1 cup pumpkin puree
1 cup granulated sugar
1 1/2 cups all-purpose flour
1 tsp baking soda
1 tsp ground cinnamon
1/2 tsp ground nutmeg
1/2 tsp salt
1/2 cup vegetable oil
2 large eggs
1 tsp vanilla extract
1/2 cup butter (for frosting)
2 cups confectioners’ sugar (for frosting)
1 tsp cinnamon (for frosting)
Preheat your oven to 350°F (175°C). Line a cupcake pan with liners or lightly grease it.
In a large bowl, whisk together the flour, baking soda, cinnamon, nutmeg, and salt until well combined.
In another bowl, beat together the pumpkin puree, sugar, oil, eggs, and vanilla until smooth and well mixed.
Gradually add the dry ingredients to the wet mixture, stirring until just combined.
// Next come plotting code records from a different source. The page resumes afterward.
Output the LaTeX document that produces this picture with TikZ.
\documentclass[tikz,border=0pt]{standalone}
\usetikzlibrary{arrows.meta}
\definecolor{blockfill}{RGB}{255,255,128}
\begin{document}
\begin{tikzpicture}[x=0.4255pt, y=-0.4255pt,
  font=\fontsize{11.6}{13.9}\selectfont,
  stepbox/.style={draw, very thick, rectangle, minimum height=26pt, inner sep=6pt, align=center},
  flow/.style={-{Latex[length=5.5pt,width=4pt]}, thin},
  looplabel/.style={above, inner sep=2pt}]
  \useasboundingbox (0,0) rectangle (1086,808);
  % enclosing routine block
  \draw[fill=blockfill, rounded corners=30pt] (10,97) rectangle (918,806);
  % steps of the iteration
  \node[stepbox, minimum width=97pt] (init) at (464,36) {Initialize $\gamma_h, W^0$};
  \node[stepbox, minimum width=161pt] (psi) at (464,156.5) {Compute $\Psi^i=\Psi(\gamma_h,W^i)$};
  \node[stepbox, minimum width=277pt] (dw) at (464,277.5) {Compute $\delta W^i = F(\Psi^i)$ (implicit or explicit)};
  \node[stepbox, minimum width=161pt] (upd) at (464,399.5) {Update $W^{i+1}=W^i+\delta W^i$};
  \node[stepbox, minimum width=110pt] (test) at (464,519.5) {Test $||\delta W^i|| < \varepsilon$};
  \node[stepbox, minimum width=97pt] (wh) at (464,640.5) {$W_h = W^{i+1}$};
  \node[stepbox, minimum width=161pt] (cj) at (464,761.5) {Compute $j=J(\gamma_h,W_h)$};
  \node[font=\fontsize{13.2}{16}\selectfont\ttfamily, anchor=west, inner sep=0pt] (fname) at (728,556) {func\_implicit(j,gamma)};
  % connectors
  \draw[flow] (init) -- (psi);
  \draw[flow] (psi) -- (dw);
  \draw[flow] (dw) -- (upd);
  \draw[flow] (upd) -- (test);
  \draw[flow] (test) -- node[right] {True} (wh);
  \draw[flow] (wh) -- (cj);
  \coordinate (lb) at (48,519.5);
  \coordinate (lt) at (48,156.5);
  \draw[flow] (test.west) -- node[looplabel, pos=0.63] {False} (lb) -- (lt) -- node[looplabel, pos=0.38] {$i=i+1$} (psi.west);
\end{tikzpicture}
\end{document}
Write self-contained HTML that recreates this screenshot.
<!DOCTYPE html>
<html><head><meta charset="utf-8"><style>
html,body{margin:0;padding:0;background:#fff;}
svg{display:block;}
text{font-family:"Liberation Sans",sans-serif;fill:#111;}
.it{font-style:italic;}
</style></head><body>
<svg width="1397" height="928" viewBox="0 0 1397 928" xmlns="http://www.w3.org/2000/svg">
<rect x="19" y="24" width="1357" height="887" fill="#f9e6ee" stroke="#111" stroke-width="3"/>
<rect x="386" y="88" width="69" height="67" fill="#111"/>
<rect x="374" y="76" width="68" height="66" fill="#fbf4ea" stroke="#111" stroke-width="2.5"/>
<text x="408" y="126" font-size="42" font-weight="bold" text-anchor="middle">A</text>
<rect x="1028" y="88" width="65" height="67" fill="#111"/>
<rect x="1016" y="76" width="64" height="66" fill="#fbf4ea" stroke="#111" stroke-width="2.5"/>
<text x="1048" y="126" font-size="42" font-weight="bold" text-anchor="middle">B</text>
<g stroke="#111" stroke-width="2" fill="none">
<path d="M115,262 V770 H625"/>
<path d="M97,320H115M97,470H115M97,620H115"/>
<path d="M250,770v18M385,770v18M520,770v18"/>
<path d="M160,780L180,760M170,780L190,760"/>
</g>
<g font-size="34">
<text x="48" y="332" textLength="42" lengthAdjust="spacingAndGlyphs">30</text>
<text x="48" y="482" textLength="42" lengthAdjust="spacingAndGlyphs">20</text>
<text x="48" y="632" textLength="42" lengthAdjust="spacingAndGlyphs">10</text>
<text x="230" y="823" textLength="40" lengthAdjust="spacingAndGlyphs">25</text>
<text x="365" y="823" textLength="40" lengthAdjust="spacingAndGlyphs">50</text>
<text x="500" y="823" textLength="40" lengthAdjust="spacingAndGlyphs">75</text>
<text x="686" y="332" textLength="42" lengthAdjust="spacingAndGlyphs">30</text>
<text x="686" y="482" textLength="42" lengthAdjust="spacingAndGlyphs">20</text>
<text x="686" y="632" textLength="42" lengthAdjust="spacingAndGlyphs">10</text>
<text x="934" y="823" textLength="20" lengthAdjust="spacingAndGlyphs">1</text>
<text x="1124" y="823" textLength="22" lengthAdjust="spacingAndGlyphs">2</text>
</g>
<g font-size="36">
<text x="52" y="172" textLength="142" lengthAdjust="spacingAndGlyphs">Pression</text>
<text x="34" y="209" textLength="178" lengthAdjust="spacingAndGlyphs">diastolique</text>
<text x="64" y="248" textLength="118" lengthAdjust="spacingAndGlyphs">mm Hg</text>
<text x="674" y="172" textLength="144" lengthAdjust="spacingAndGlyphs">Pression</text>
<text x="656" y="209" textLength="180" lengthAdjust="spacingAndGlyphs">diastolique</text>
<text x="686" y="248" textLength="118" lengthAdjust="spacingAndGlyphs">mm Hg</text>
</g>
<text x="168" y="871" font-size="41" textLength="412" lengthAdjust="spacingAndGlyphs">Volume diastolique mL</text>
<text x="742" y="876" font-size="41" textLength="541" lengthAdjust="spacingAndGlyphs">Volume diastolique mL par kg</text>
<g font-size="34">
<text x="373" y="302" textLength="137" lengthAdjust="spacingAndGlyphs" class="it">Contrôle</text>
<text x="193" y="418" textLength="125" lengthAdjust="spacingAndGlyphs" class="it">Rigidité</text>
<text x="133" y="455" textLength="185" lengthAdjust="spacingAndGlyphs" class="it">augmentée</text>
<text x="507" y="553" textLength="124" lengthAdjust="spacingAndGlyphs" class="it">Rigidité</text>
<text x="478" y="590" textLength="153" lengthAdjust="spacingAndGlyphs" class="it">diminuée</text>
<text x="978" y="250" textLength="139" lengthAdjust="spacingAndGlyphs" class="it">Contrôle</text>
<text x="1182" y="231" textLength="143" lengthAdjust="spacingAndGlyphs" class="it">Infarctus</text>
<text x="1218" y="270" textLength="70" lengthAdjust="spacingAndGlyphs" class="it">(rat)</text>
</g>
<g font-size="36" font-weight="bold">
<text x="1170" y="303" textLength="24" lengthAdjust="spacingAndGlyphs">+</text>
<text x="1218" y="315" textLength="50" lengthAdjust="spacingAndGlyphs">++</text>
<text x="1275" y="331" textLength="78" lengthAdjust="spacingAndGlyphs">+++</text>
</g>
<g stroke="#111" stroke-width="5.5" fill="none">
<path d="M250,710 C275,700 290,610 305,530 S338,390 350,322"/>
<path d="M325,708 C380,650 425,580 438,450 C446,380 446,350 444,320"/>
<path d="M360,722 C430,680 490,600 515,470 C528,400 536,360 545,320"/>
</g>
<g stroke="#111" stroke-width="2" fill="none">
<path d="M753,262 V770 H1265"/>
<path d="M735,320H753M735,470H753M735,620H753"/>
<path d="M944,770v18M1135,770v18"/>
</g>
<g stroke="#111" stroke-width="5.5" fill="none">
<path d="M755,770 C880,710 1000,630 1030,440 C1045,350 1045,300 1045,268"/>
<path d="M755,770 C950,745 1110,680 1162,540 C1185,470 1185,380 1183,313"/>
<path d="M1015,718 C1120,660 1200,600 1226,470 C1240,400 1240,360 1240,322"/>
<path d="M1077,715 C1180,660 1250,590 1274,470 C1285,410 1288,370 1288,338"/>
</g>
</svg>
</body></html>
Avoid overmixing!
Spoon the batter into the prepared cupcake liners, filling them about two-thirds full.
Bake in the preheated oven for 20-25 minutes or until a toothpick inserted into the center comes out clean.
Allow the cupcakes to cool in the pan for about 10 minutes before transferring them to a wire rack to cool completely.
While the cupcakes are cooling, beat together softened butter, confectioners’ sugar, and cinnamon until creamy and fluffy.
Once the cupcakes are completely cool, frost them generously with the cinnamon frosting.
Your Pumpkin Spice Cupcakes with Cinnamon Frosting are ready to be devoured!